My attempt: We have $(\alpha - 2)^3 = 4 \Leftrightarrow \alpha^3 - 6 \alpha^2 + 12 \alpha - 8$. Consider polynomial $f(x) = x^3 - 6x^2 + 12x - 8 \in \mathbb{Q}[x]$ and $f(\alpha) = 0$. If $\frac{p}{q} \in \mathbb{Q}$ with $(p,q)=1$ is a root of $f(x)$ then $p \mid 8$ and $q \mid 1$. So maybe $1$ and $8$ are roots of $f(x)$. $f(1) = -1, f(8) = 216$. So $f(x)$ is irreducible on $\mathbb{Q}$, implies $f(x)$ is the minimal polynomial of $\alpha$.

Does the proof right?

Answer 1

First, you forgot to subtract $4$ from the constant term and the polynomial should be $x^3-6x^2+12x-12$.

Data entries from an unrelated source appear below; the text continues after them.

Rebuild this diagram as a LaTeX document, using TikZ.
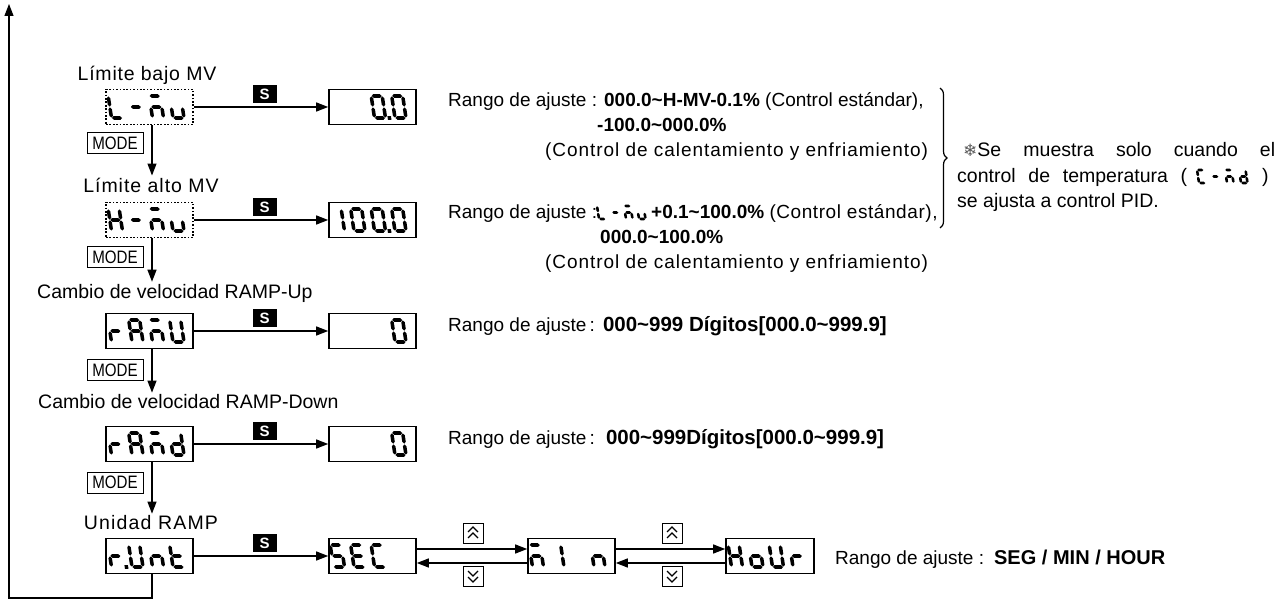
\documentclass[tikz,border=0pt]{standalone}
\usepackage{fontspec}
\usepackage{graphicx}
\setmainfont{Liberation Sans}
\newfontfamily\djv{DejaVu Sans}
\usetikzlibrary{arrows.meta,decorations.pathreplacing,calc}
\newcommand{\fs}[1]{\fontsize{#1}{#1}\selectfont}
\newcommand{\trk}[2]{{\addfontfeature{LetterSpace=#1}#2}}
% seven segment glyph parts (unit cell: width 1, height 2, y up)
\def\segt{0.3}
\def\sgp{0.04}
\newcommand{\hseg}[1]{\fill (\sgp,#1) -- (\sgp+\segt/2,#1+\segt/2) -- (1-\sgp-\segt/2,#1+\segt/2) -- (1-\sgp,#1) -- (1-\sgp-\segt/2,#1-\segt/2) -- (\sgp+\segt/2,#1-\segt/2) -- cycle;}
\newcommand{\vseg}[3]{\fill (#1,#2+\sgp) -- (#1+\segt/2,#2+\sgp+\segt/2) -- (#1+\segt/2,#3-\sgp-\segt/2) -- (#1,#3-\sgp) -- (#1-\segt/2,#3-\sgp-\segt/2) -- (#1-\segt/2,#2+\sgp+\segt/2) -- cycle;}
\def\sega{\hseg{2}}
\def\segb{\vseg{1}{1}{2}}
\def\segc{\vseg{1}{0}{1}}
\def\segd{\hseg{0}}
\def\sege{\vseg{0}{0}{1}}
\def\segf{\vseg{0}{1}{2}}
\def\segg{\hseg{1}}
\def\segp{\fill (1.2,-\segt/2) rectangle (1.2+\segt,\segt/2);}
% #1 x, #2 baseline y, #3 scale, #4 thickness, #5 segments
\newcommand{\sevseg}[5]{%
 \begin{scope}[shift={(#1,#2)}, yscale=-1, scale=#3, xslant=0.15]
  \def\segt{#4}%
  \foreach \sg in {#5} {\csname seg\sg\endcsname}
 \end{scope}}
\newcommand{\dch}[4]{\sevseg{#1+5.5+20.5*#2}{#3}{11}{0.32}{#4}}
\begin{document}
\begin{tikzpicture}[x=1pt,y=-1pt,
 dispbox/.style={draw, line width=1.6pt, minimum width=87pt, minimum height=35pt, inner sep=0},
 dotbox/.style={dispbox, dash pattern=on 1.7pt off 1.7pt, line width=1.7pt},
 sbadge/.style={fill=black, text=white, font=\bfseries\fs{15}, minimum width=24pt, minimum height=18pt, inner sep=0},
 modebox/.style={draw, line width=1pt, font=\fs{18}, inner sep=1pt, minimum height=21pt, minimum width=56pt},
 keybox/.style={draw, line width=1pt, minimum size=20pt, inner sep=0},
 arr/.style={-{Triangle[length=12pt,width=9pt]}, line width=1.2pt},
 lbl/.style={font=\fs{19.5}, inner sep=2pt},
 txt/.style={anchor=base west, inner sep=0, font=\fs{19}},
 note/.style={anchor=base west, inner sep=0, font=\fs{19.5}},
 chev/.style={line width=1.1pt}]
\fill[white] (0,0) rectangle (1288,601);
\useasboundingbox (0,0) rectangle (1288,601);

% ---- labels
\node[lbl] (l1) at (147,75) {\trk{4}{Límite bajo MV}};
\node[lbl] (l2) at (151,185) {\trk{5}{Límite alto MV}};
\node[lbl, anchor=west] (l3) at (35,293) {Cambio de velocidad RAMP-Up};
\node[lbl, anchor=west] (l4) at (36,402) {Cambio de velocidad RAMP-Down};
\node[lbl] (l5) at (151,523) {\trk{6}{Unidad RAMP}};

% ---- name displays
\node[dotbox] (lnu) at (149.5,107) {};
\node[dotbox] (hnu) at (149.5,220) {};
\node[dispbox] (ramu) at (149.5,331) {};
\node[dispbox] (ramd) at (149.5,444) {};
\node[dispbox] (runt) at (149.5,556) {};

% ---- value displays
\node[dispbox] (v1) at (372.5,107) {};
\node[dispbox] (v2) at (372.5,220) {};
\node[dispbox] (v3) at (372.5,331) {};
\node[dispbox] (v4) at (372.5,444) {};
\node[dispbox] (sec) at (372.5,556) {};
\node[dispbox] (min) at (571.5,556) {};
\node[dispbox, minimum width=88pt] (hour) at (770,556) {};

% ---- segment characters
\dch{106}{0}{118}{d,e,f}
\dch{106}{1}{118}{g}
\dch{106}{2}{118}{a,c,e,g}
\dch{106}{3}{118}{c,d,e}
\dch{328}{2}{118}{a,b,c,d,e,f,p}
\dch{328}{3}{118}{a,b,c,d,e,f}

\dch{106}{0}{231}{b,c,e,f,g}
\dch{106}{1}{231}{g}
\dch{106}{2}{231}{a,c,e,g}
\dch{106}{3}{231}{c,d,e}
\dch{328}{0}{231}{b,c}
\dch{328}{1}{231}{a,b,c,d,e,f}
\dch{328}{2}{231}{a,b,c,d,e,f,p}
\dch{328}{3}{231}{a,b,c,d,e,f}

\dch{106}{0}{342}{e,g}
\dch{106}{1}{342}{a,b,c,e,f,g}
\dch{106}{2}{342}{a,c,e,g}
\dch{106}{3}{342}{b,c,d,e,f}
\dch{328}{3}{342}{a,b,c,d,e,f}

\dch{106}{0}{455}{e,g}
\dch{106}{1}{455}{a,b,c,e,f,g}
\dch{106}{2}{455}{a,c,e,g}
\dch{106}{3}{455}{b,c,d,e,g}
\dch{328}{3}{455}{a,b,c,d,e,f}

\dch{106}{0}{567}{e,g,p}
\dch{106}{1}{567}{b,c,d,e,f}
\dch{106}{2}{567}{c,e,g}
\dch{106}{3}{567}{d,e,f,g}
\dch{328}{0}{567}{a,c,d,f,g}
\dch{328}{1}{567}{a,d,e,f,g}
\dch{328}{2}{567}{a,d,e,f}
\dch{527}{0}{567}{a,c,e,g}
\dch{527}{1}{567}{b,c}
\dch{527}{3}{567}{c,e,g}
\dch{726}{0}{567}{b,c,e,f,g}
\dch{726}{1}{567}{c,d,e,g}
\dch{726}{2}{567}{b,c,d,e,f}
\dch{726}{3}{567}{e,g}

% ---- S badges and horizontal arrows
\node[sbadge] (s1) at (264.5,94) {S};
\node[sbadge] (s2) at (264.5,207) {S};
\node[sbadge] (s3) at (264.5,318) {S};
\node[sbadge] (s4) at (264.5,431) {S};
\node[sbadge] (s5) at (264.5,543) {S};
\draw[arr] (lnu) -- (v1);
\draw[arr] (hnu) -- (v2);
\draw[arr] (ramu) -- (v3);
\draw[arr] (ramd) -- (v4);
\draw[arr] (runt) -- (sec);

% ---- MODE badges and vertical arrows
\node[modebox] (m1) at (115,143.5) {\scalebox{0.84}[1]{MODE}};
\node[modebox] (m2) at (115,257) {\scalebox{0.84}[1]{MODE}};
\node[modebox] (m3) at (115,370) {\scalebox{0.84}[1]{MODE}};
\node[modebox] (m4) at (115,482.5) {\scalebox{0.84}[1]{MODE}};
\draw[arr] ([xshift=2.5pt]lnu.south) -- ([xshift=2.5pt]lnu.south |- l2.north);
\draw[arr] ([xshift=2.5pt]hnu.south) -- ([xshift=2.5pt]hnu.south |- l3.north);
\draw[arr] ([xshift=2.5pt]ramu.south) -- ([xshift=2.5pt]ramu.south |- l4.north);
\draw[arr] ([xshift=2.5pt]ramd.south) -- ([xshift=2.5pt]ramd.south |- l5.north);

% ---- return loop
\coordinate (lb) at (9,598);
\coordinate (lt) at (9,4);
\draw[arr] ([xshift=2.5pt]runt.south) |- (lb) -- (lt);

% ---- unit selection arrows
\draw[arr] ([yshift=7pt]sec.east) -- ([yshift=7pt]min.west);
\draw[arr] ([yshift=-7pt]min.west) -- ([yshift=-7pt]sec.east);
\draw[arr] ([yshift=7pt]min.east) -- ([yshift=7pt]hour.west);
\draw[arr] ([yshift=-7pt]hour.west) -- ([yshift=-7pt]min.east);
\node[keybox] (u1) at (473,533) {};
\node[keybox] (d1) at (473,576) {};
\node[keybox] (u2) at (672,533) {};
\node[keybox] (d2) at (672,576) {};
\foreach \k in {u1,u2} {
 \draw[chev] ($(\k.center)+(-5,-1)$) -- ($(\k.center)+(0,-6)$) -- ($(\k.center)+(5,-1)$);
 \draw[chev] ($(\k.center)+(-5,5)$) -- ($(\k.center)+(0,0)$) -- ($(\k.center)+(5,5)$);
}
\foreach \k in {d1,d2} {
 \draw[chev] ($(\k.center)+(-5,1)$) -- ($(\k.center)+(0,6)$) -- ($(\k.center)+(5,1)$);
 \draw[chev] ($(\k.center)+(-5,-5)$) -- ($(\k.center)+(0,0)$) -- ($(\k.center)+(5,-5)$);
}

% ---- range texts
\node[txt] (r1a) at (448,107) {Rango de ajuste : {\bfseries 000.0\textasciitilde H-MV-0.1\%} (Control estándar),};
\node[txt] (r1b) at (597,132) {\bfseries -100.0\textasciitilde 000.0\%};
\node[txt] (r1c) at (545,157) {\trk{5}{(Control de calentamiento y enfriamiento)}};

\node[txt] (r2a) at (448,219) {Rango de ajuste :};
\sevseg{599}{219}{6.5}{0.4}{d,e,f}
\sevseg{613}{219}{6.5}{0.4}{g}
\sevseg{626}{219}{6.5}{0.4}{a,c,e,g}
\sevseg{639}{219}{6.5}{0.4}{c,d,e}
\node[txt] (r2b) at (651,219) {{\bfseries +0.1\textasciitilde 100.0\%} \trk{3}{(Control estándar),}};
\node[txt] (r2c) at (600,244) {\bfseries 000.0\textasciitilde 100.0\%};
\node[txt] (r2d) at (545,269) {\trk{5}{(Control de calentamiento y enfriamiento)}};

\node[txt] (r3) at (448,332) {Rango de ajuste\,:\hspace{8pt}{\bfseries\fs{20.5}000\textasciitilde 999 Dígitos[000.0\textasciitilde 999.9]}};
\node[txt] (r4) at (448,444) {Rango de ajuste\,:\hspace{11pt}{\bfseries\fs{20.5}000\textasciitilde 999Dígitos[000.0\textasciitilde 999.9]}};
\node[txt] (r5) at (835,564) {Rango de ajuste :\hspace{10pt}{\bfseries\fs{20}SEG / MIN / HOUR}};

% ---- brace and note
\coordinate (bt) at (940,88);
\coordinate (bb) at (940,228);
\draw[line width=1.2pt, decorate, decoration={brace, amplitude=7pt}] (bt) -- (bb);
\node[note] (n1) at (963,157) {\makebox[312pt][s]{{\djv\fs{17}\color{black!65}❄}Se muestra solo cuando el}};
\node[note] (n2) at (957,183) {\makebox[230pt][s]{control de temperatura (}};
\sevseg{1199}{183}{6.5}{0.4}{a,d,e,f}
\sevseg{1213}{183}{6.5}{0.4}{g}
\sevseg{1227}{183}{6.5}{0.4}{a,c,e,g}
\sevseg{1241}{183}{6.5}{0.4}{b,c,d,e,g}
\node[note] (n2b) at (1262,183) {)};
\node[note] (n3) at (957,208) {se ajusta a control PID.};
\end{tikzpicture}
\end{document}
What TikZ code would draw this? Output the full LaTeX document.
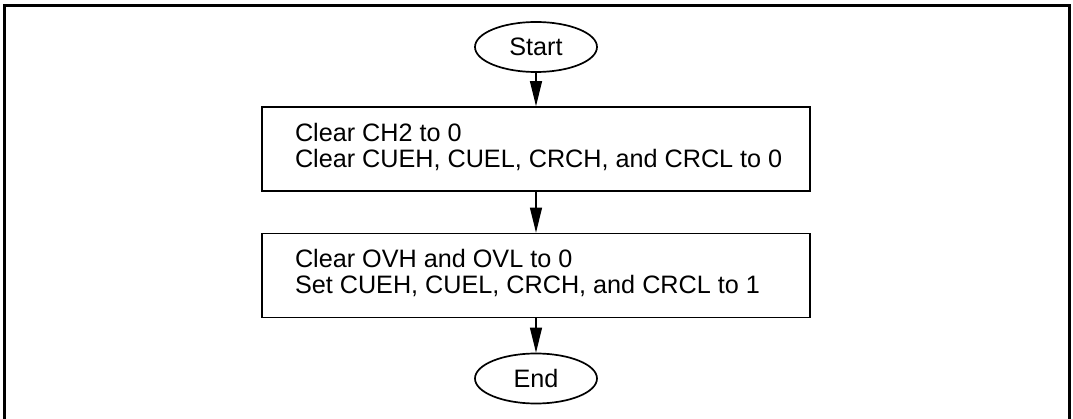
\documentclass[tikz,border=0pt]{standalone}
\usepackage{fontspec}
\setmainfont{Liberation Sans}
\usetikzlibrary{shapes.geometric,arrows.meta}
\newcommand{\boxtext}[1]{\makebox[487pt][l]{\hspace*{2.5pt}\begin{tabular}{@{}l@{}}#1\end{tabular}}}
\begin{document}
\begin{tikzpicture}[x=1pt,y=-1pt,
  term/.style={draw,line width=1.7pt,ellipse,minimum width=122pt,minimum height=50pt,inner sep=0pt,font=\fontsize{25.2}{25}\selectfont},
  stepbox/.style={draw,line width=1.7pt,rectangle,minimum width=548pt,minimum height=84pt,inner sep=0pt,font=\fontsize{25.2}{25}\selectfont},
  arr/.style={line width=1.3pt,-{Triangle[length=25pt,width=12pt]}},
  frame/.style={line width=3pt}]
\useasboundingbox (0,0) rectangle (1073,419);
\draw[frame] (4.5,425) -- (4.5,5.3) -- (1069.5,5.3) -- (1069.5,425);
\node[term] (start) at (536,47) {Start};
\node[stepbox] (b1) at (536,149) {\boxtext{Clear CH2 to 0\\Clear CUEH, CUEL, CRCH, and CRCL to 0}};
\node[stepbox] (b2) at (536,275.5) {\boxtext{Clear OVH and OVL to 0\\Set CUEH, CUEL, CRCH, and CRCL to 1}};
\node[term] (end) at (536,378.5) {End};
\draw[arr] (start) -- (b1);
\draw[arr] (b1) -- (b2);
\draw[arr] (b2) -- (end);
\end{tikzpicture}
\end{document}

You also can't just test $1$ and $8$. You also need to check that $\pm p$ is not a root for each combination of sign and factor of $8$, which is actually true. Thus we have the minimal polynomial, but we can only do this because it is cubic (and therefore if it was reducible it must have a rational linear factor).

Answer 2

There is no need to test polynomial $(x-2)^3-4$ for irreducibility by hand:

The polynomial $x^3-4$ is irreducible over $\mathbb Q$ because it has no roots in $\mathbb Q$. Therefore, $(x-2)^3-4$ is irreducible because $x \mapsto x-2$ induces an automorphism of $\mathbb Q[x]$.

Concretely, if $(x-2)^3-4=f(x)g(x)$, then $x^3-4=f(x+2)g(x+2)$ and this transformation preserves degrees.